Maryland athletics also relies on revenue from ticket sales, advertisements and sponsorships, student fees and other sources.
Full-time undergraduate students must pay $399 to athletics, while graduate students pay $133, the school said. According to the report, student fees accounted for $12.4 million (11.4 %) of the department’s operating revenue of $108.8 million.
While other schools in major conferences have been on the hook for larger buyouts than Maryland’s, analysts consider $8.1 million a sizable hit. The school doesn’t make nearly as much from football ticket sales as many other Big Ten schools — such as Ohio State, Michigan and Penn State — with much larger fan bases and stadiums.

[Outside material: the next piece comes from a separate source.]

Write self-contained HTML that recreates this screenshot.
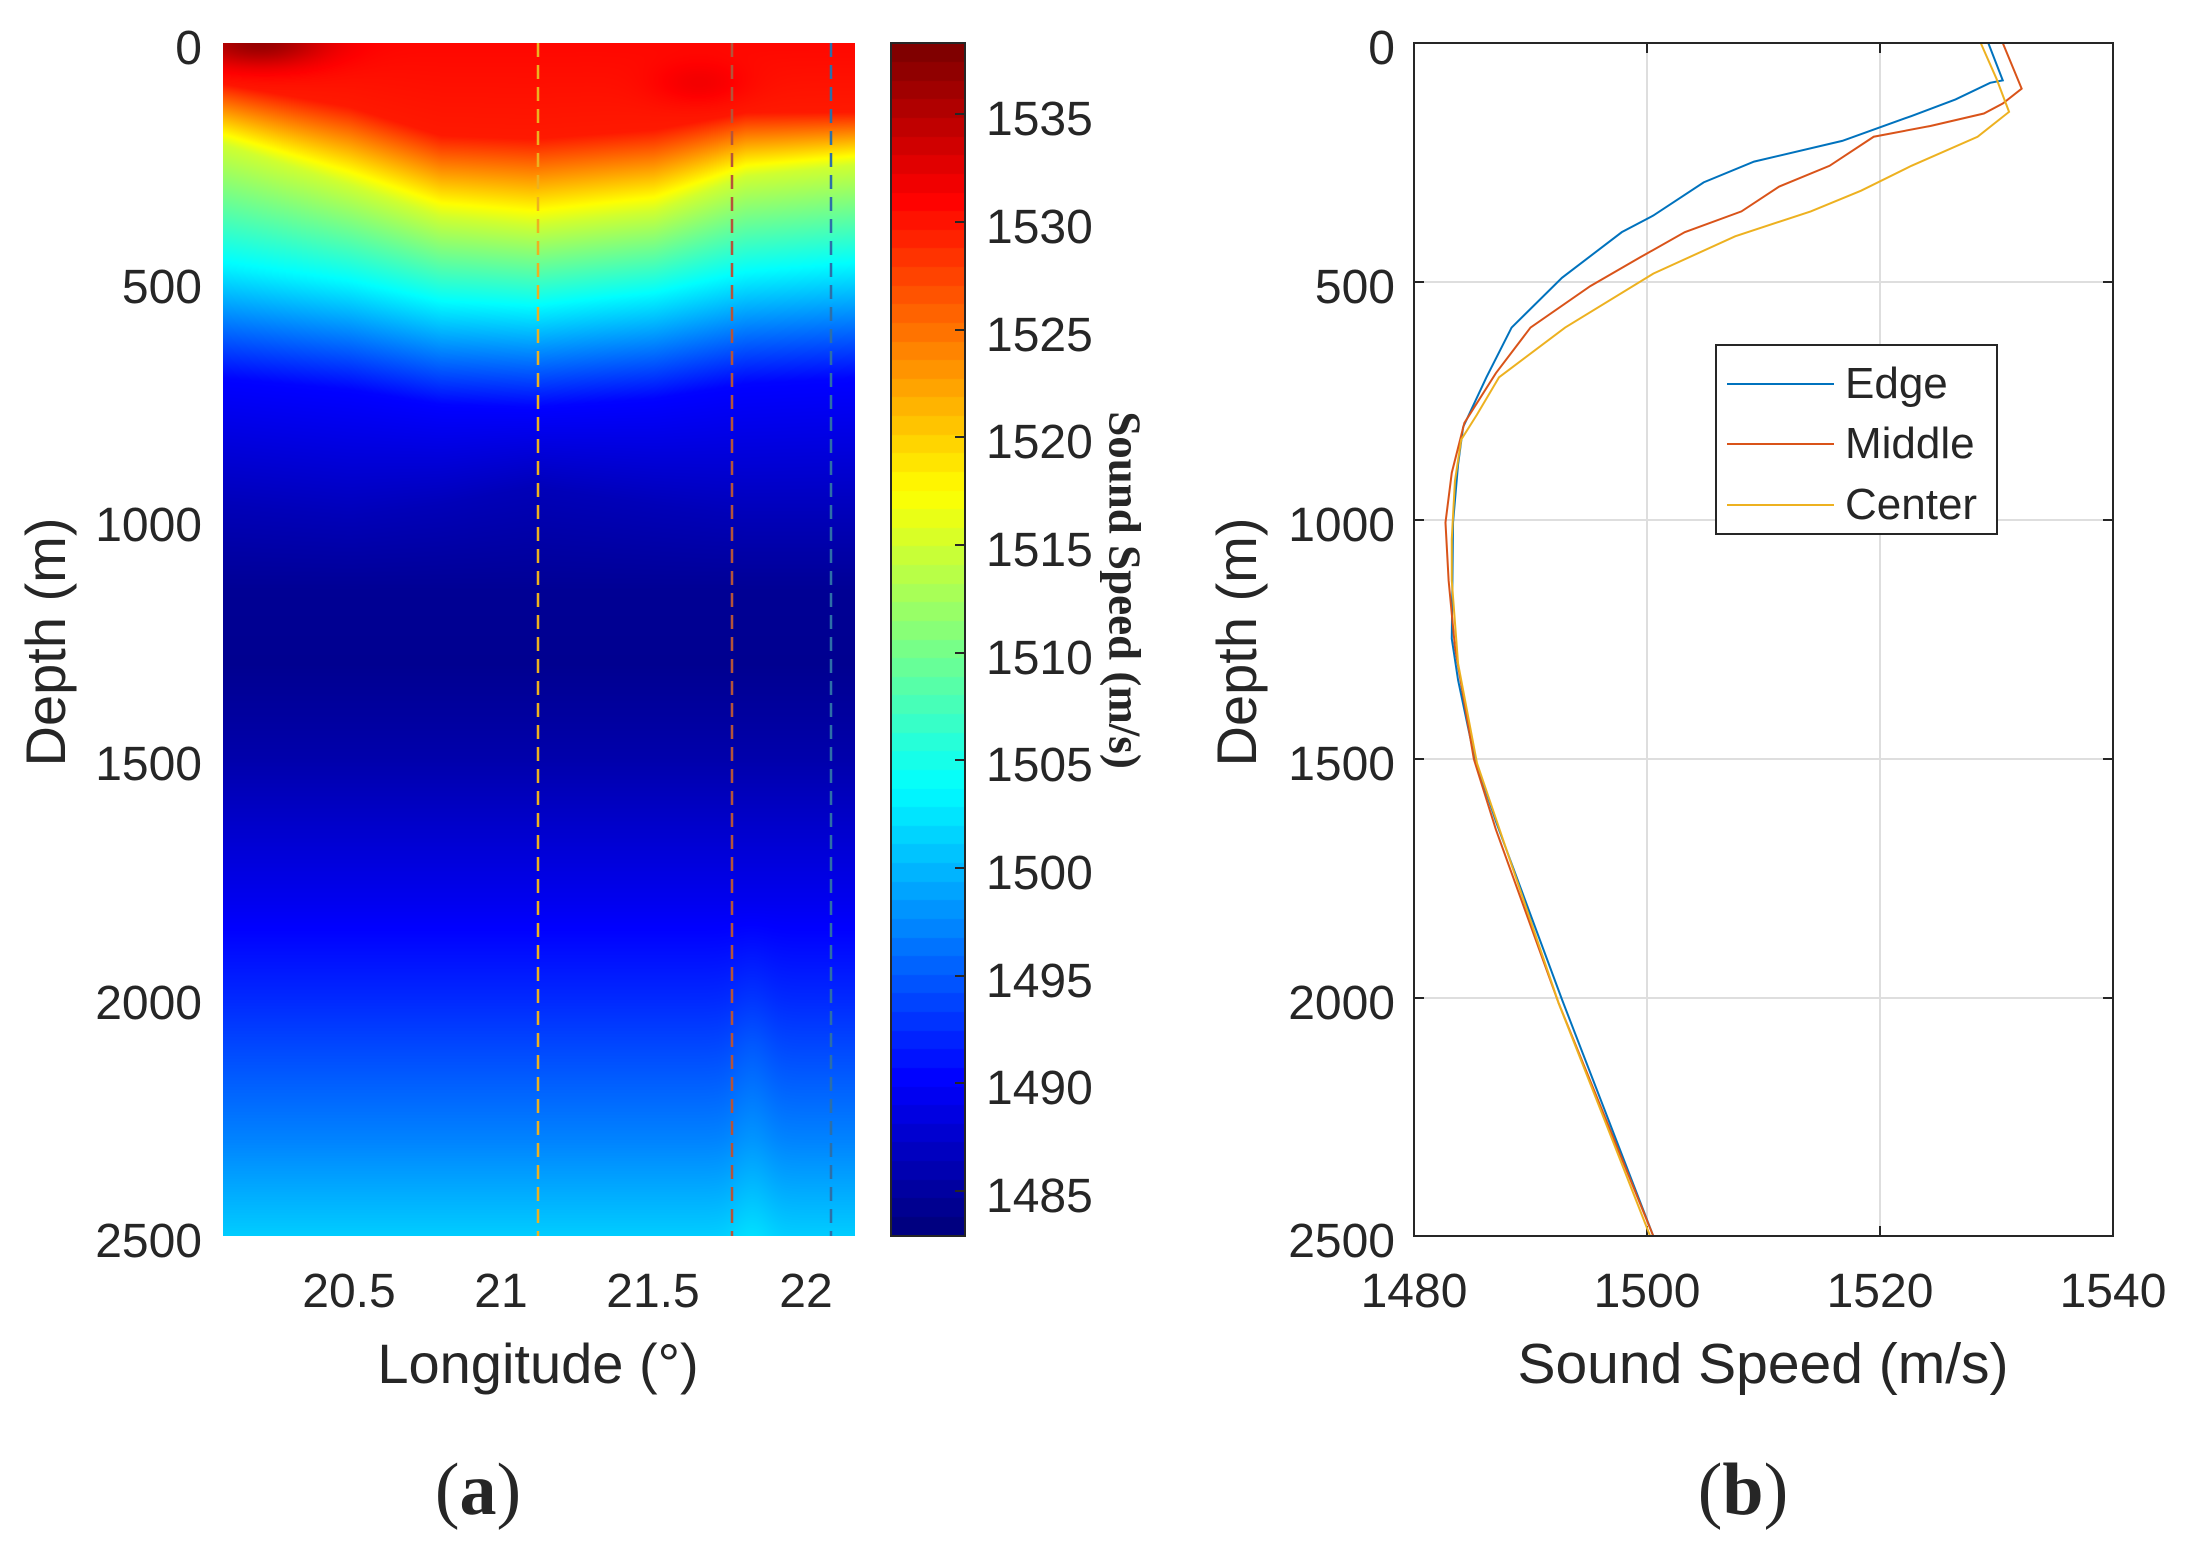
<!DOCTYPE html>
<html><head><meta charset="utf-8"><style>
html,body{margin:0;padding:0;background:#fff;}
body{width:2187px;height:1551px;position:relative;overflow:hidden;font-family:"Liberation Sans",sans-serif;color:#262626;}
canvas{position:absolute;}
.t{position:absolute;font-size:48px;line-height:1;white-space:nowrap;}
</style></head><body>
<canvas id="hm" width="632" height="1193" style="left:223px;top:43px;"></canvas>
<canvas id="cb" width="74" height="1193" style="left:891px;top:43px;"></canvas>
<svg width="2187" height="1551" style="position:absolute;left:0;top:0" xmlns="http://www.w3.org/2000/svg">
 <line x1="538" y1="43" x2="538" y2="1236" stroke="#EDB120" stroke-width="2.5" stroke-dasharray="14,8"/>
 <line x1="732" y1="43" x2="732" y2="1236" stroke="#B5543A" stroke-width="2.5" stroke-dasharray="14,8"/>
 <line x1="831" y1="43" x2="831" y2="1236" stroke="#2D6FA8" stroke-width="2.5" stroke-dasharray="14,8"/>
 <rect x="891" y="43" width="74" height="1193" fill="none" stroke="#262626" stroke-width="2"/>
 <g stroke="#262626" stroke-width="2">
  <line x1="955" y1="114" x2="965" y2="114"/><line x1="955" y1="222" x2="965" y2="222"/>
  <line x1="955" y1="330" x2="965" y2="330"/><line x1="955" y1="437" x2="965" y2="437"/>
  <line x1="955" y1="545" x2="965" y2="545"/><line x1="955" y1="653" x2="965" y2="653"/>
  <line x1="955" y1="760" x2="965" y2="760"/><line x1="955" y1="868" x2="965" y2="868"/>
  <line x1="955" y1="976" x2="965" y2="976"/><line x1="955" y1="1083" x2="965" y2="1083"/>
  <line x1="955" y1="1191" x2="965" y2="1191"/>
 </g>
 <g stroke="#dedede" stroke-width="2">
  <line x1="1647" y1="43" x2="1647" y2="1236"/><line x1="1880" y1="43" x2="1880" y2="1236"/>
  <line x1="1414" y1="282" x2="2113" y2="282"/><line x1="1414" y1="520" x2="2113" y2="520"/>
  <line x1="1414" y1="759" x2="2113" y2="759"/><line x1="1414" y1="998" x2="2113" y2="998"/>
 </g>
 <g stroke="#262626" stroke-width="2">
  <line x1="1647" y1="1236" x2="1647" y2="1226"/><line x1="1880" y1="1236" x2="1880" y2="1226"/>
  <line x1="1647" y1="43" x2="1647" y2="53"/><line x1="1880" y1="43" x2="1880" y2="53"/>
  <line x1="1414" y1="282" x2="1424" y2="282"/><line x1="1414" y1="520" x2="1424" y2="520"/>
  <line x1="1414" y1="759" x2="1424" y2="759"/><line x1="1414" y1="998" x2="1424" y2="998"/>
  <line x1="2113" y1="282" x2="2103" y2="282"/><line x1="2113" y1="520" x2="2103" y2="520"/>
  <line x1="2113" y1="759" x2="2103" y2="759"/><line x1="2113" y1="998" x2="2103" y2="998"/>
 </g>
 <g transform="translate(1199.9,-0.14) scale(0.6297,0.8296)" fill="none" stroke-width="2">
  <polyline vector-effect="non-scaling-stroke" stroke="#0072BD" points="1252,52 1275,97 1255,100 1200,120 1130,140 1020,170 880,195 800,220 720,260 670,280 575,335 495,395 455,455 418,515 410,560 402,630 400,770 410,820 435,910 470,990 575,1205 720,1490"/>
  <polyline vector-effect="non-scaling-stroke" stroke="#D95319" points="1275,52 1305,107 1275,125 1245,137 1160,152 1070,165 1000,200 920,225 860,255 770,280 700,310 620,345 525,395 470,450 420,510 400,570 390,630 395,700 405,780 435,915 470,1000 570,1210 720,1490"/>
  <polyline vector-effect="non-scaling-stroke" stroke="#EDB120" points="1240,52 1265,95 1285,135 1235,165 1130,200 1050,230 970,255 850,285 720,330 580,395 475,455 440,500 415,530 405,580 400,650 400,700 410,800 440,920 570,1210 715,1490"/>
 </g>
 <rect x="1414" y="43" width="699" height="1193" fill="none" stroke="#262626" stroke-width="2"/>
 <rect x="1716" y="345" width="281" height="189" fill="#fff" stroke="#262626" stroke-width="2"/>
 <line x1="1727" y1="384" x2="1834" y2="384" stroke="#0072BD" stroke-width="2"/>
 <line x1="1727" y1="444" x2="1834" y2="444" stroke="#D95319" stroke-width="2"/>
 <line x1="1727" y1="505" x2="1834" y2="505" stroke="#EDB120" stroke-width="2"/>
</svg>
<div class="t" style="left:1845px;top:362px;font-size:44px">Edge</div>
<div class="t" style="left:1845px;top:422px;font-size:44px">Middle</div>
<div class="t" style="left:1845px;top:483px;font-size:44px">Center</div>

<div class="t" style="right:1985px;top:25px">0</div>
<div class="t" style="right:1985px;top:264px">500</div>
<div class="t" style="right:1985px;top:502px">1000</div>
<div class="t" style="right:1985px;top:741px">1500</div>
<div class="t" style="right:1985px;top:980px">2000</div>
<div class="t" style="right:1985px;top:1218px">2500</div>
<div class="t" style="left:349px;top:1268px;transform:translateX(-50%)">20.5</div>
<div class="t" style="left:501px;top:1268px;transform:translateX(-50%)">21</div>
<div class="t" style="left:653px;top:1268px;transform:translateX(-50%)">21.5</div>
<div class="t" style="left:806px;top:1268px;transform:translateX(-50%)">22</div>
<div class="t" style="left:538px;top:1336px;transform:translateX(-50%);font-size:56px">Longitude (°)</div>
<div class="t" style="left:46px;top:642px;transform:translate(-50%,-50%) rotate(-90deg);font-size:56px">Depth (m)</div>
<div class="t" style="left:986px;top:96px">1535</div>
<div class="t" style="left:986px;top:204px">1530</div>
<div class="t" style="left:986px;top:312px">1525</div>
<div class="t" style="left:986px;top:419px">1520</div>
<div class="t" style="left:986px;top:527px">1515</div>
<div class="t" style="left:986px;top:635px">1510</div>
<div class="t" style="left:986px;top:742px">1505</div>
<div class="t" style="left:986px;top:850px">1500</div>
<div class="t" style="left:986px;top:958px">1495</div>
<div class="t" style="left:986px;top:1065px">1490</div>
<div class="t" style="left:986px;top:1173px">1485</div>
<div class="t" style="left:1124px;top:590px;transform:translate(-50%,-50%) rotate(90deg);font-family:'Liberation Serif',serif;font-weight:bold;font-size:45px">Sound Speed (m/s)</div>
<div class="t" style="right:792px;top:25px">0</div>
<div class="t" style="right:792px;top:264px">500</div>
<div class="t" style="right:792px;top:502px">1000</div>
<div class="t" style="right:792px;top:741px">1500</div>
<div class="t" style="right:792px;top:980px">2000</div>
<div class="t" style="right:792px;top:1218px">2500</div>
<div class="t" style="left:1414px;top:1268px;transform:translateX(-50%)">1480</div>
<div class="t" style="left:1647px;top:1268px;transform:translateX(-50%)">1500</div>
<div class="t" style="left:1880px;top:1268px;transform:translateX(-50%)">1520</div>
<div class="t" style="left:2113px;top:1268px;transform:translateX(-50%)">1540</div>
<div class="t" style="left:1763px;top:1336px;transform:translateX(-50%);font-size:57px">Sound Speed (m/s)</div>
<div class="t" style="left:1237px;top:642px;transform:translate(-50%,-50%) rotate(-90deg);font-size:56px">Depth (m)</div>
<div class="t" style="left:478px;top:1490px;transform:translate(-50%,-50%);font-family:'Liberation Serif',serif;font-size:74px">(<b>a</b>)</div>
<div class="t" style="left:1743px;top:1490px;transform:translate(-50%,-50%);font-family:'Liberation Serif',serif;font-size:74px">(<b>b</b>)</div>

<script>
function jet(t){t=Math.max(0,Math.min(1,t));function c(v){return Math.round(255*Math.max(0,Math.min(1,v)));}
return [c(1.5-Math.abs(4*t-3)),c(1.5-Math.abs(4*t-2)),c(1.5-Math.abs(4*t-1))];}
var VMIN=1482.9,VMAX=1538.3;
function interp(pts,x){if(x<=pts[0][0])return pts[0][1];for(var i=1;i<pts.length;i++){if(x<=pts[i][0]){var a=pts[i-1],b=pts[i];return a[1]+(b[1]-a[1])*(x-a[0])/(b[0]-a[0]);}}return pts[pts.length-1][1];}
var L=[20.086,20.5,20.8,21.1,21.5,21.8,22.16];
var lev={1530:[85,133,193,200,181,145,144],1515:[212,296,363,381,351,278,254],1503:[471,508,550,559,532,490,471],1490:[701,725,756,762,744,713,701],1486:[967,990,967,930,967,990,990]};
function tab(a){return L.map(function(l,i){return [l,a[i]];});}
var T={};for(var k in lev)T[k]=tab(lev[k]);
var deep=[[1150,1484],[1300,1483.8],[1500,1485.3],[1800,1489],[2000,1492],[2300,1497],[2500,1501]];
var hm=document.getElementById('hm'),ctx=hm.getContext('2d'),W=632,H=1193,img=ctx.createImageData(W,H);
for(var x=0;x<W;x++){var lon=20.086+x*(2.074/W);
 var prof=[[0,1531],[interp(T[1530],lon),1530],[interp(T[1515],lon),1515],[interp(T[1503],lon),1503],[interp(T[1490],lon),1490],[interp(T[1486],lon),1486]].concat(deep);
 var bump=6*Math.exp(-Math.pow((lon-20.2)/0.22,2));
 var bump2=1.5*Math.exp(-Math.pow((lon-21.65)/0.15,2));
 var g3=Math.exp(-Math.pow((lon-21.82)/0.07,2));
 for(var y=0;y<H;y++){var d=y*2500/H;
  var v=interp(prof,d)+bump*Math.exp(-Math.pow(d/50,2))+bump2*Math.exp(-Math.pow((d-85)/45,2));
  if(d>1800)v+=1.0*g3*Math.min(1,(d-1800)/300);
  var c=jet((v-VMIN)/(VMAX-VMIN));var i=(y*W+x)*4;img.data[i]=c[0];img.data[i+1]=c[1];img.data[i+2]=c[2];img.data[i+3]=255;}}
ctx.putImageData(img,0,0);
var cb=document.getElementById('cb'),c2=cb.getContext('2d');
for(var y=0;y<1193;y++){var t=1-y/1192;var c=jet(Math.floor(t*64)/63);c2.fillStyle='rgb('+c[0]+','+c[1]+','+c[2]+')';c2.fillRect(0,y,74,1);}
</script>
</body></html>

“Eight (million dollars) sounds like a lot. That would stand out,” said University of Michigan sports economist Rodney Fort.
Fort said the wisdom of individual buyouts is best judged in the long term when it can be determined whether absorbing a contract was ultimately justified by hiring a replacement who helped boost team revenues.
But other sports economists say contract buyouts, which media pundits liken to “golden parachutes,” often amount to bad business.
“Even smaller schools will fire a coach before the contract is up and pay these ridiculous buyouts,” said Ridpath.
Buyouts can be structured in various ways. A university luring away another school’s coach will sometimes foot the bill for the remainder of that coach’s old contract in addition to offering the new hire a hefty salary.
That was the case when Michigan State, another Big Ten school, hired Colorado football coach Mel Tucker to a $5.5 million a year contract several weeks ago. Michigan State — in a stipulation attached to Tucker’s new deal — agreed to pay $3 million to Colorado for Tucker’s “current contractual buyout.”
That sort of arrangement makes buyout critics wince.
“The idea that coaching contracts are structured so that institutions are required to pay million dollar buyouts shows that the rush to hire a coach often creates a financial hardship on the school,” said Drexel University sports management professor Karen Weaver. “Higher education needs to look closely at why we keep repeating something that hurts the university in the long run.”